Pop Songs
So, assuming he knows what he's talking about, I never realized how many R.E.M. songs are political. "Welcome to the Occupation" is pretty obvious, although it never occurred to me that it was specifically about "U.S. involvement in Central America," but I never would have guessed that " “Green Grow The Rushes” and “The Flowers Of Guatemala” cover similar ground, though their lyrics are rather vague." I always thought those were just hippy songs about nature or something. I think of both of those as "pastoral" songs (although I'm not sure if I'm using that word correctly)--songs that were designed to be listened to while lying in the grass on a spring day. Even after I read an interview with Michael Stipe in the early 90's where he referred to "Flowers of Guatemala" as a political song, I assumed it must be something to do with environmental issues.
Matthew also refers to "Disturbance at the Heron House" as being overtly political, and I always assumed this was just a story about a party out of bounds in Athens. Maybe R.E.M. were playing at a house party in 1980 and things got out of conrtol, and the cops showed up. I never saw The Heron House while I lived in Athens, but it could easily have been one of those big, antebellum mansions you see all over Georgia, right? Maybe I'm right, and this guy just interprets it as being a "protest ballad loosely based on George Orwell’s Animal Farm."
And as I think about that, I realize that the reason I never considered any of this is because I have very little interest in lyrics. I can't look at music analytically. That's just not how I relate to music. Which I suppose is why I spend so much time writing about movies and so little writing about music, even though I feel a much more intense relationship with music. It's all about whether you respond to a piece of music or not. Nothing to analyze. I don't even really think there's such thing as "good" or "bad" music. With movies, books and other narrative art forms, you can form an argument that something was done "right" or "wrong," but music just is.
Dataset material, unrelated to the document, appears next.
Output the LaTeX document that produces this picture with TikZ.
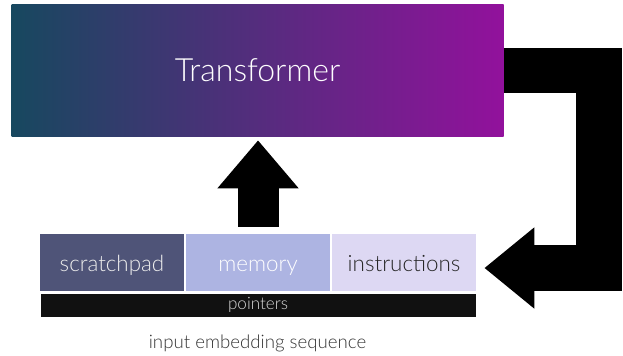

This might even explain why I have no particular interest in concept albums, rock operas, prog rock or musical theater. I don't like the idea of music telling a story, at least not through words. I just want it to convey a feeling. Not that I can't think of plenty of exceptions, but as a general rule, that's how I feel. And the result of that is that I rarely pay much attention to lyrics, and in those cases where I do (R.E.M. often being one of the exceptions), I tend to just go with the impressions the bits of words I catch leave me with. Which fits R.E.M.'s music exceptionally well.